>> begin Dataset content

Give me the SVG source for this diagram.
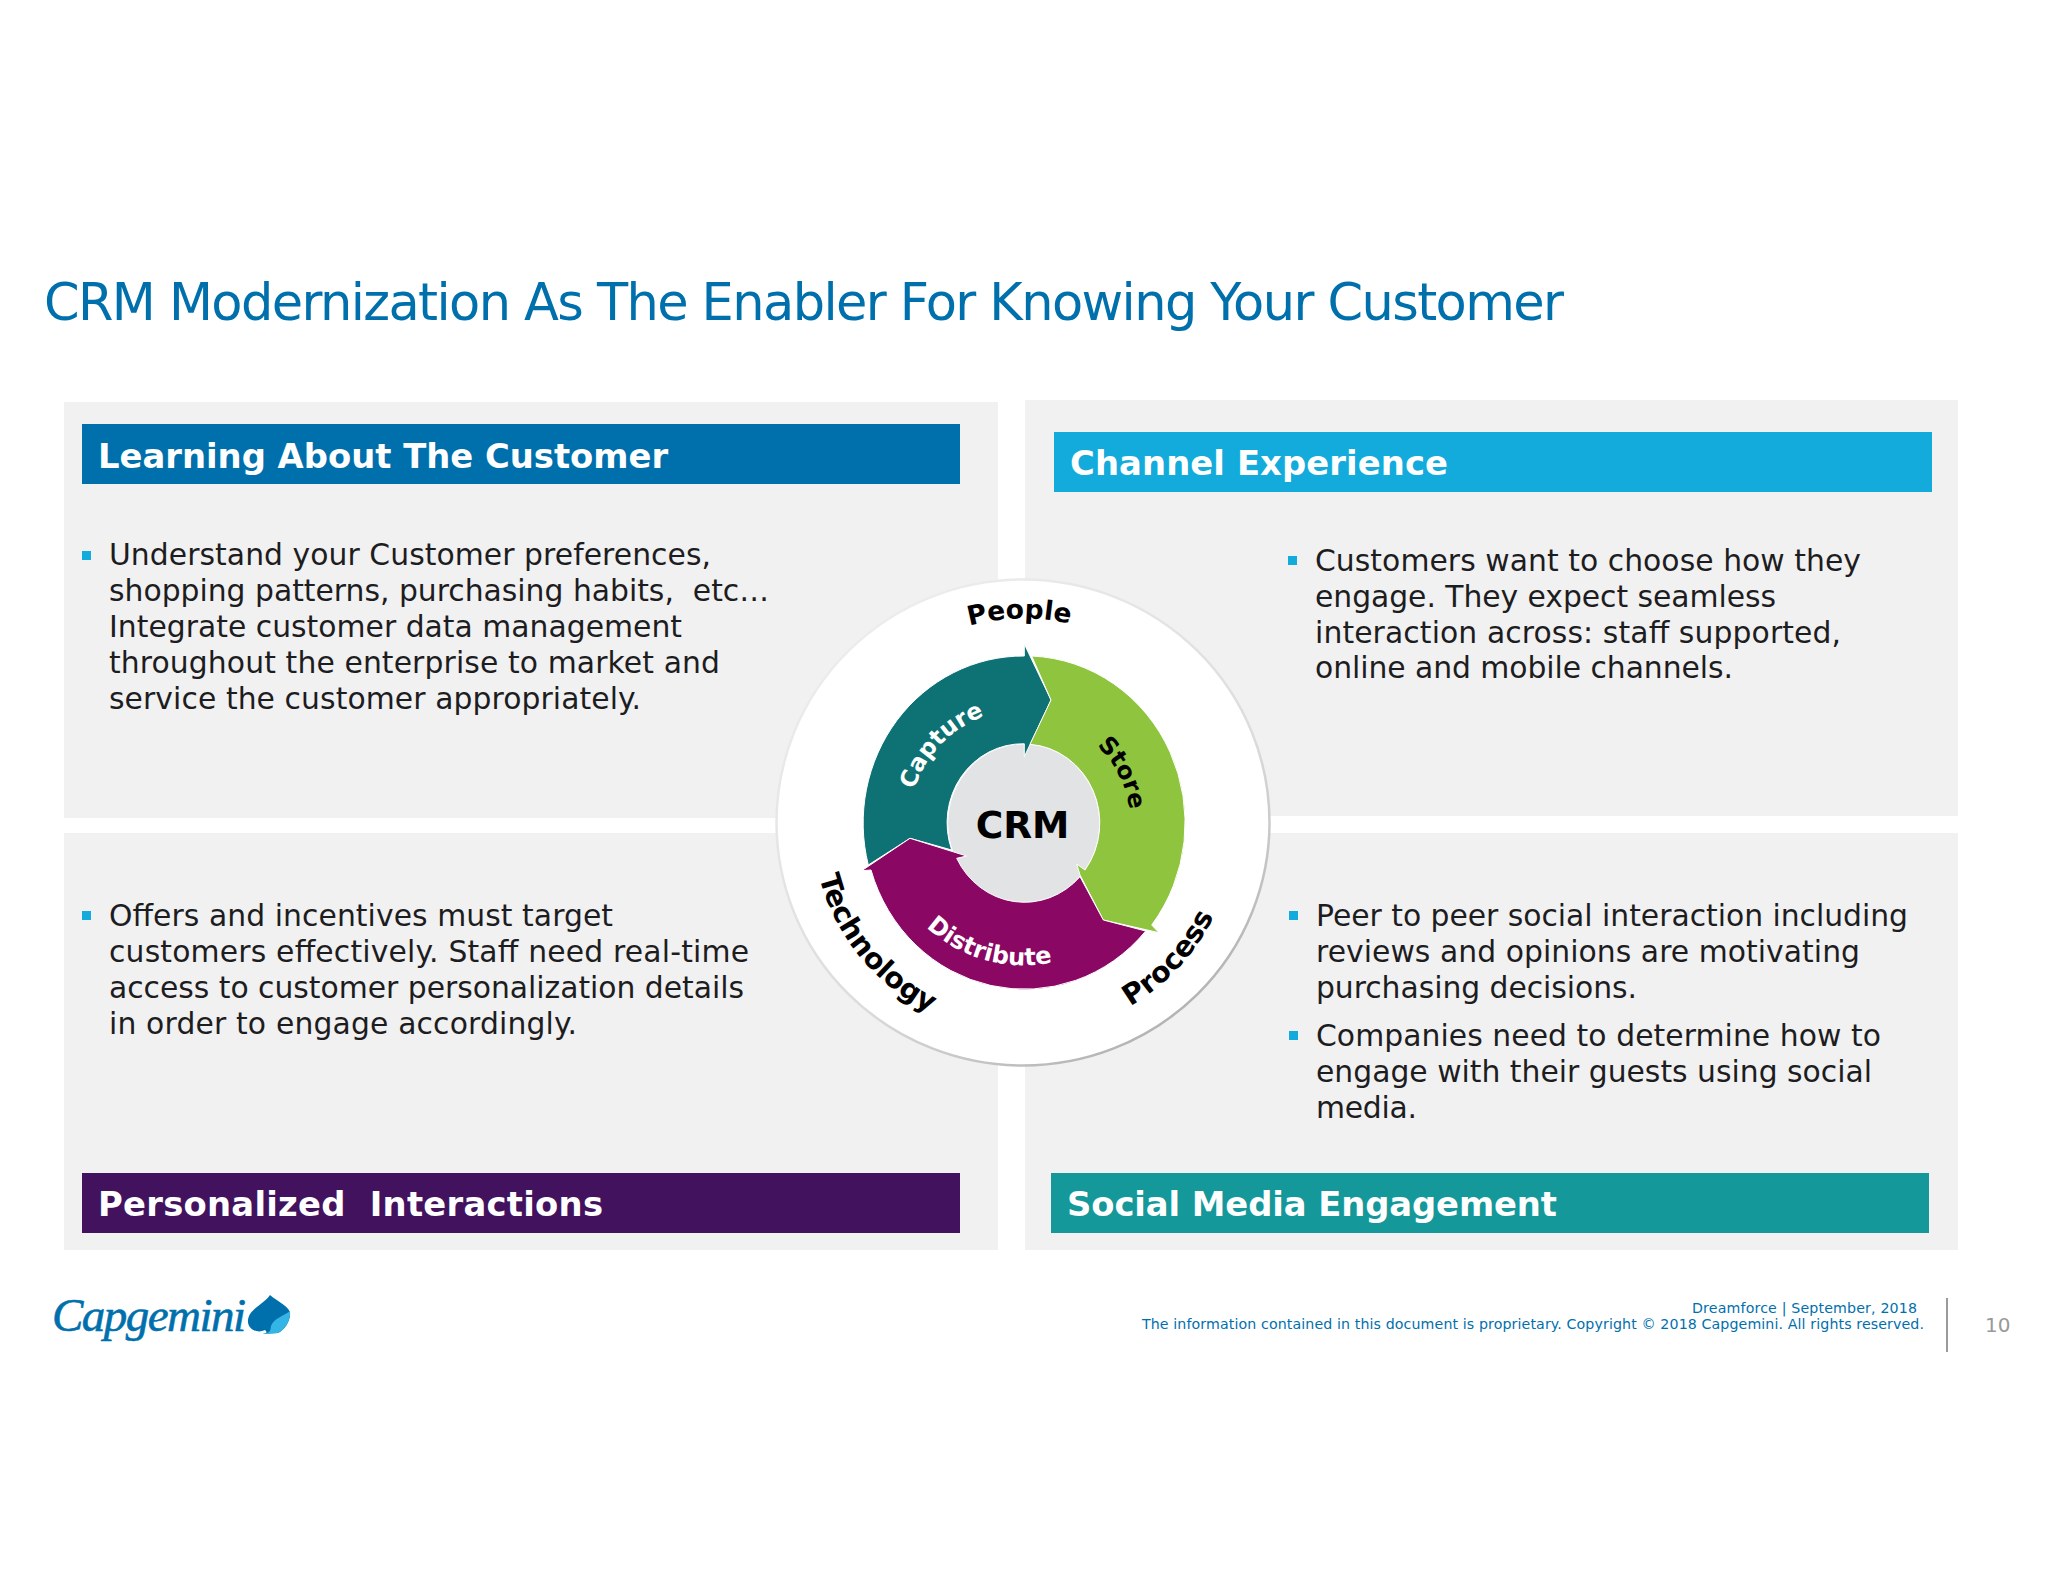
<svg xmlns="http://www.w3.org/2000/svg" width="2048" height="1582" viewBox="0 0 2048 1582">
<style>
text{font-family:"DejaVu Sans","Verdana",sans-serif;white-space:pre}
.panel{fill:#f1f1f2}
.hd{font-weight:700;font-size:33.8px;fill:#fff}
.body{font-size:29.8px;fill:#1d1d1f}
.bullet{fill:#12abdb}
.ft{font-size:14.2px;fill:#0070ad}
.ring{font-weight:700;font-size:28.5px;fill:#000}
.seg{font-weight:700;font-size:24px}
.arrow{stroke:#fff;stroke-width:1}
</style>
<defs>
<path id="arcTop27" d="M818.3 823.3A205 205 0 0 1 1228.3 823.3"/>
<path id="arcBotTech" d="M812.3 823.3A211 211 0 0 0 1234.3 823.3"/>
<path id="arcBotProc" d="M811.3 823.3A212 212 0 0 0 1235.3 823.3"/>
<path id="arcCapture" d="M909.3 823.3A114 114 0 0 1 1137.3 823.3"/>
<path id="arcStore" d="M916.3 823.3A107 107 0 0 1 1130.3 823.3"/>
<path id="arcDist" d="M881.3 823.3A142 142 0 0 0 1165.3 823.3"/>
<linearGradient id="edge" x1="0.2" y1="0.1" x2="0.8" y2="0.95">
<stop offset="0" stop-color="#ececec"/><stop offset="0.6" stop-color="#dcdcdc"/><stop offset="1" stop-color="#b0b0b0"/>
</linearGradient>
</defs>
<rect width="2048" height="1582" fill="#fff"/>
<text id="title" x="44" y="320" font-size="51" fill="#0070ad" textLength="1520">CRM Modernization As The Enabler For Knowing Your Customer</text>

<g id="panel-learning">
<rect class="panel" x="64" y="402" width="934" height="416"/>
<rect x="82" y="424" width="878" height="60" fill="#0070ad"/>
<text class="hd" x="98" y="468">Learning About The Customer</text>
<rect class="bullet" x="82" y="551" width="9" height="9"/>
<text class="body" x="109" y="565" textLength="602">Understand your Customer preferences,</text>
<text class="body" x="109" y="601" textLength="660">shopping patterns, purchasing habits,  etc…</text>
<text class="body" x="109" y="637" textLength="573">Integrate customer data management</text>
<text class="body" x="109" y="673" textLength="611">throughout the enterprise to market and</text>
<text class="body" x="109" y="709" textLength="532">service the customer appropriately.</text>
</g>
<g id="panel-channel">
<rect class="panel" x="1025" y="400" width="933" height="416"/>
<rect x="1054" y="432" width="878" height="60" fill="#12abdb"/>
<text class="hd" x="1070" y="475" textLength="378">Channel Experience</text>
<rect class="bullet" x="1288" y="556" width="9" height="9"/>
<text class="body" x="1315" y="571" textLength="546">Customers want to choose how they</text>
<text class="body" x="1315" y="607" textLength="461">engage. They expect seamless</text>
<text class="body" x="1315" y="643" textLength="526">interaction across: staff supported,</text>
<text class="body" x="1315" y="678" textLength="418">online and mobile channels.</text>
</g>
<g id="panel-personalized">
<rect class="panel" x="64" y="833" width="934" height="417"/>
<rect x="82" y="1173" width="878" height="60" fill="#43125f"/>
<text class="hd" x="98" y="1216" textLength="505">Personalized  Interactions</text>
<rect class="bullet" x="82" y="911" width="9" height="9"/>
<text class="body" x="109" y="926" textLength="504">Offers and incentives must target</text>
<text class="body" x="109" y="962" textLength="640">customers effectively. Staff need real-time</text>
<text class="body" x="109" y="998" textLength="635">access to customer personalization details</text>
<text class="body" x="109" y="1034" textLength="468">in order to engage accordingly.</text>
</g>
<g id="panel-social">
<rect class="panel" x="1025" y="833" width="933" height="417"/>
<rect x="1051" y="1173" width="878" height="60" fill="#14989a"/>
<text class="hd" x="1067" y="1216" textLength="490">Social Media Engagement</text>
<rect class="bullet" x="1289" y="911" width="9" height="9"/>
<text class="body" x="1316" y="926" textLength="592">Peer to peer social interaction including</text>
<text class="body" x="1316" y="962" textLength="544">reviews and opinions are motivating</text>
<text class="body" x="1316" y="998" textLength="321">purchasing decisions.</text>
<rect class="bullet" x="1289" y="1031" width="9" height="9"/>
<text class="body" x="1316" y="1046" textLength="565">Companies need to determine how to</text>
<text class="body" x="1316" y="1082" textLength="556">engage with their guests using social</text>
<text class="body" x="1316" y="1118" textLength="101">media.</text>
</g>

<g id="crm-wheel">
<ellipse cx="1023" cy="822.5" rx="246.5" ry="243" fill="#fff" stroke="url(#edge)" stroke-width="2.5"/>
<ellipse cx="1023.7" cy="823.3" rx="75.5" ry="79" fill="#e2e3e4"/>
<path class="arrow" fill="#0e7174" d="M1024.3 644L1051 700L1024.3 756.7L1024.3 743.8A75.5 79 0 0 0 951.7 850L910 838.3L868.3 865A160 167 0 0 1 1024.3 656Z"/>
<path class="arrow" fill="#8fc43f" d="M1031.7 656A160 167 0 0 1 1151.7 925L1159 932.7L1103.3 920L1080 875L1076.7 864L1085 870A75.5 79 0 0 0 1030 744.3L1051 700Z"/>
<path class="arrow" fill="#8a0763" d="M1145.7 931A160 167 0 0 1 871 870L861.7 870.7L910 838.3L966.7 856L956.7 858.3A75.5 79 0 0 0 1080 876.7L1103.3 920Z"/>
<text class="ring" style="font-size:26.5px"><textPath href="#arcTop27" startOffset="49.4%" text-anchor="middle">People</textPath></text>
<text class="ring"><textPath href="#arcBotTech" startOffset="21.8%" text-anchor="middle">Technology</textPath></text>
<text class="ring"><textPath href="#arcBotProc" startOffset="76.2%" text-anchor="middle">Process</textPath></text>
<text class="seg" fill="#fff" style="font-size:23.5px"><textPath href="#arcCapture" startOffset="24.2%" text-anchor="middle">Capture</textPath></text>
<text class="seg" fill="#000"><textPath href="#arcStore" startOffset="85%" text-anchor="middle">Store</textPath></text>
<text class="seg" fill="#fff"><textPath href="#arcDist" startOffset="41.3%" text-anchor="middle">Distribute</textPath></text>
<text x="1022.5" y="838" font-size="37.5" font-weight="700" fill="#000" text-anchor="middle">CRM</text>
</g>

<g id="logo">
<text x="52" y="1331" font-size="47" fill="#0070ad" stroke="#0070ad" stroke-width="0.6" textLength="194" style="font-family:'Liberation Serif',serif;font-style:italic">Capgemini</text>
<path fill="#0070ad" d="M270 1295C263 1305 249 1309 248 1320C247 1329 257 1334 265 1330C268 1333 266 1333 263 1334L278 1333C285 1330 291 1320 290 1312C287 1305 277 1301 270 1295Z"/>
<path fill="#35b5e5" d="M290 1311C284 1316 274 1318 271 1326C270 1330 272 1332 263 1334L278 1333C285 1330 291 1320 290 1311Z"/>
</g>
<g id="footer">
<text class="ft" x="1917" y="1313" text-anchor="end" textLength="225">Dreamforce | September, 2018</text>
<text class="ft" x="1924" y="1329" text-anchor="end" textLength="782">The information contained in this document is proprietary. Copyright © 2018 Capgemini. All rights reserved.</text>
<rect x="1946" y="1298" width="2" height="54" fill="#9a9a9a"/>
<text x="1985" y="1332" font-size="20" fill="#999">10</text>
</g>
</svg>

>> end Dataset content

### Exercise instructions:
Write the listing out a second time exactly, dropping all images.

### Worked solution:
Give me the SVG source for this diagram.
<svg xmlns="http://www.w3.org/2000/svg" width="2048" height="1582" viewBox="0 0 2048 1582">
<style>
text{font-family:"DejaVu Sans","Verdana",sans-serif;white-space:pre}
.panel{fill:#f1f1f2}
.hd{font-weight:700;font-size:33.8px;fill:#fff}
.body{font-size:29.8px;fill:#1d1d1f}
.bullet{fill:#12abdb}
.ft{font-size:14.2px;fill:#0070ad}
.ring{font-weight:700;font-size:28.5px;fill:#000}
.seg{font-weight:700;font-size:24px}
.arrow{stroke:#fff;stroke-width:1}
</style>
<defs>
<path id="arcTop27" d="M818.3 823.3A205 205 0 0 1 1228.3 823.3"/>
<path id="arcBotTech" d="M812.3 823.3A211 211 0 0 0 1234.3 823.3"/>
<path id="arcBotProc" d="M811.3 823.3A212 212 0 0 0 1235.3 823.3"/>
<path id="arcCapture" d="M909.3 823.3A114 114 0 0 1 1137.3 823.3"/>
<path id="arcStore" d="M916.3 823.3A107 107 0 0 1 1130.3 823.3"/>
<path id="arcDist" d="M881.3 823.3A142 142 0 0 0 1165.3 823.3"/>
<linearGradient id="edge" x1="0.2" y1="0.1" x2="0.8" y2="0.95">
<stop offset="0" stop-color="#ececec"/><stop offset="0.6" stop-color="#dcdcdc"/><stop offset="1" stop-color="#b0b0b0"/>
</linearGradient>
</defs>
<rect width="2048" height="1582" fill="#fff"/>
<text id="title" x="44" y="320" font-size="51" fill="#0070ad" textLength="1520">CRM Modernization As The Enabler For Knowing Your Customer</text>

<g id="panel-learning">
<rect class="panel" x="64" y="402" width="934" height="416"/>
<rect x="82" y="424" width="878" height="60" fill="#0070ad"/>
<text class="hd" x="98" y="468">Learning About The Customer</text>
<rect class="bullet" x="82" y="551" width="9" height="9"/>
<text class="body" x="109" y="565" textLength="602">Understand your Customer preferences,</text>
<text class="body" x="109" y="601" textLength="660">shopping patterns, purchasing habits,  etc…</text>
<text class="body" x="109" y="637" textLength="573">Integrate customer data management</text>
<text class="body" x="109" y="673" textLength="611">throughout the enterprise to market and</text>
<text class="body" x="109" y="709" textLength="532">service the customer appropriately.</text>
</g>
<g id="panel-channel">
<rect class="panel" x="1025" y="400" width="933" height="416"/>
<rect x="1054" y="432" width="878" height="60" fill="#12abdb"/>
<text class="hd" x="1070" y="475" textLength="378">Channel Experience</text>
<rect class="bullet" x="1288" y="556" width="9" height="9"/>
<text class="body" x="1315" y="571" textLength="546">Customers want to choose how they</text>
<text class="body" x="1315" y="607" textLength="461">engage. They expect seamless</text>
<text class="body" x="1315" y="643" textLength="526">interaction across: staff supported,</text>
<text class="body" x="1315" y="678" textLength="418">online and mobile channels.</text>
</g>
<g id="panel-personalized">
<rect class="panel" x="64" y="833" width="934" height="417"/>
<rect x="82" y="1173" width="878" height="60" fill="#43125f"/>
<text class="hd" x="98" y="1216" textLength="505">Personalized  Interactions</text>
<rect class="bullet" x="82" y="911" width="9" height="9"/>
<text class="body" x="109" y="926" textLength="504">Offers and incentives must target</text>
<text class="body" x="109" y="962" textLength="640">customers effectively. Staff need real-time</text>
<text class="body" x="109" y="998" textLength="635">access to customer personalization details</text>
<text class="body" x="109" y="1034" textLength="468">in order to engage accordingly.</text>
</g>
<g id="panel-social">
<rect class="panel" x="1025" y="833" width="933" height="417"/>
<rect x="1051" y="1173" width="878" height="60" fill="#14989a"/>
<text class="hd" x="1067" y="1216" textLength="490">Social Media Engagement</text>
<rect class="bullet" x="1289" y="911" width="9" height="9"/>
<text class="body" x="1316" y="926" textLength="592">Peer to peer social interaction including</text>
<text class="body" x="1316" y="962" textLength="544">reviews and opinions are motivating</text>
<text class="body" x="1316" y="998" textLength="321">purchasing decisions.</text>
<rect class="bullet" x="1289" y="1031" width="9" height="9"/>
<text class="body" x="1316" y="1046" textLength="565">Companies need to determine how to</text>
<text class="body" x="1316" y="1082" textLength="556">engage with their guests using social</text>
<text class="body" x="1316" y="1118" textLength="101">media.</text>
</g>

<g id="crm-wheel">
<ellipse cx="1023" cy="822.5" rx="246.5" ry="243" fill="#fff" stroke="url(#edge)" stroke-width="2.5"/>
<ellipse cx="1023.7" cy="823.3" rx="75.5" ry="79" fill="#e2e3e4"/>
<path class="arrow" fill="#0e7174" d="M1024.3 644L1051 700L1024.3 756.7L1024.3 743.8A75.5 79 0 0 0 951.7 850L910 838.3L868.3 865A160 167 0 0 1 1024.3 656Z"/>
<path class="arrow" fill="#8fc43f" d="M1031.7 656A160 167 0 0 1 1151.7 925L1159 932.7L1103.3 920L1080 875L1076.7 864L1085 870A75.5 79 0 0 0 1030 744.3L1051 700Z"/>
<path class="arrow" fill="#8a0763" d="M1145.7 931A160 167 0 0 1 871 870L861.7 870.7L910 838.3L966.7 856L956.7 858.3A75.5 79 0 0 0 1080 876.7L1103.3 920Z"/>
<text class="ring" style="font-size:26.5px"><textPath href="#arcTop27" startOffset="49.4%" text-anchor="middle">People</textPath></text>
<text class="ring"><textPath href="#arcBotTech" startOffset="21.8%" text-anchor="middle">Technology</textPath></text>
<text class="ring"><textPath href="#arcBotProc" startOffset="76.2%" text-anchor="middle">Process</textPath></text>
<text class="seg" fill="#fff" style="font-size:23.5px"><textPath href="#arcCapture" startOffset="24.2%" text-anchor="middle">Capture</textPath></text>
<text class="seg" fill="#000"><textPath href="#arcStore" startOffset="85%" text-anchor="middle">Store</textPath></text>
<text class="seg" fill="#fff"><textPath href="#arcDist" startOffset="41.3%" text-anchor="middle">Distribute</textPath></text>
<text x="1022.5" y="838" font-size="37.5" font-weight="700" fill="#000" text-anchor="middle">CRM</text>
</g>

<g id="logo">
<text x="52" y="1331" font-size="47" fill="#0070ad" stroke="#0070ad" stroke-width="0.6" textLength="194" style="font-family:'Liberation Serif',serif;font-style:italic">Capgemini</text>
<path fill="#0070ad" d="M270 1295C263 1305 249 1309 248 1320C247 1329 257 1334 265 1330C268 1333 266 1333 263 1334L278 1333C285 1330 291 1320 290 1312C287 1305 277 1301 270 1295Z"/>
<path fill="#35b5e5" d="M290 1311C284 1316 274 1318 271 1326C270 1330 272 1332 263 1334L278 1333C285 1330 291 1320 290 1311Z"/>
</g>
<g id="footer">
<text class="ft" x="1917" y="1313" text-anchor="end" textLength="225">Dreamforce | September, 2018</text>
<text class="ft" x="1924" y="1329" text-anchor="end" textLength="782">The information contained in this document is proprietary. Copyright © 2018 Capgemini. All rights reserved.</text>
<rect x="1946" y="1298" width="2" height="54" fill="#9a9a9a"/>
<text x="1985" y="1332" font-size="20" fill="#999">10</text>
</g>
</svg>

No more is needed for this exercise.